Yen Trader 1: ok, i will move the curve down[,] 1bp[,] maybe more[,] if I can

Senior Yen Trader: maybe after tomorrow fixing hehehe

August 20, 2007: (Reflecting awareness of UBS conduct.) (RBS Order pp. 14-15.):

Senior Yen Trader: this libor setting is getting nutss

Bank A Trader: im puzzled as to why 3m libor fixing not coming off after the FED action

Bank B Trader: [UBS] is lending dolls through my currencies in 3 month do u see him doing the same in urs

Senior Yen Trader: yes[,] he always led usd in my mkt[,] the jpy libor is a cartel now

Senior Yen Trader: its just amazing how libor fixing can make you that much money

Senior Yen Trader: its a cartel now in london[.] they smack all the 1yr irs ..and fix it very high or low

December 5, 2007: (RBS Order p. 15.):

Yen Trader 2: FYI libors higher again today

Yen Trader 4: fucksake. keep ours low if poss. don’t understand why needs to go up in yen

Yen Trader 2: no reason dude[,] [Bank C] and [Bank D] went high yest

Yen Trader 4: send the boys round

Yen Manager: pure manipulation going on

According to Simon Hart, banking litigation partner at London law firm RPC, told Reuters that guilty pleas from the banks will make it easier for clients, including pension funds and investment managers, to sue them for losses resulting from the manipulations.

A number of traders are already facing charges in various countries for their roles in the scheme.

Aside from the damage done to consumers, what makes market manipulation such as this so dangerous is the impact it could have on global markets.

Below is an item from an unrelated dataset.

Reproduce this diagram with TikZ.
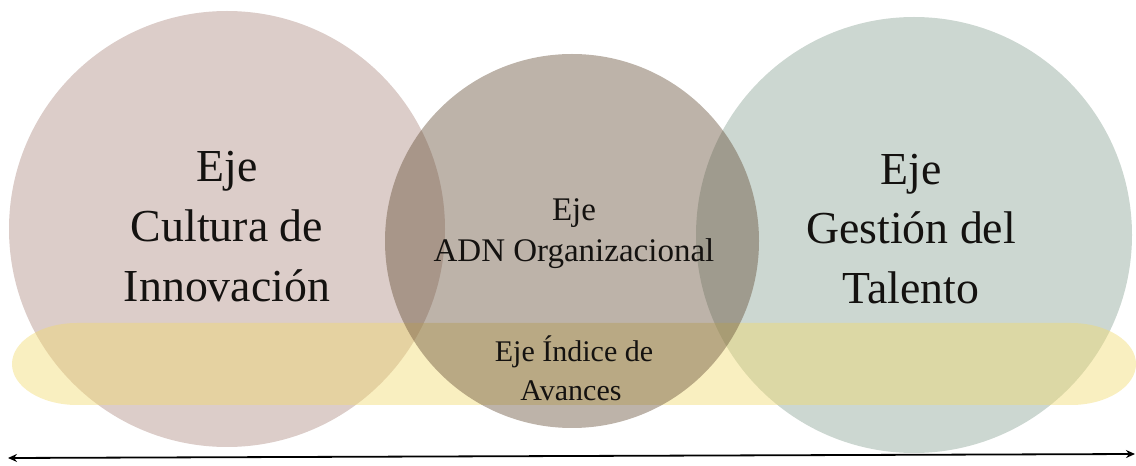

More than $5 trillion is traded in the global currency market each day and foreign exchange rates directly impact the price of imported goods, company earnings, investments held by pension funds, and could also impact interest rates on loans and other services.

Is this, yet, another sign of “Too Big To Fail” or a sign that the United States government and federal regulators are actually taking serious major banking institutions roles in currency and global market manipulation that harms consumers?

Is it time to do away with just fining the guilty parties and begin to demand prison sentences for those guilty of defrauding consumers and manipulating global markets?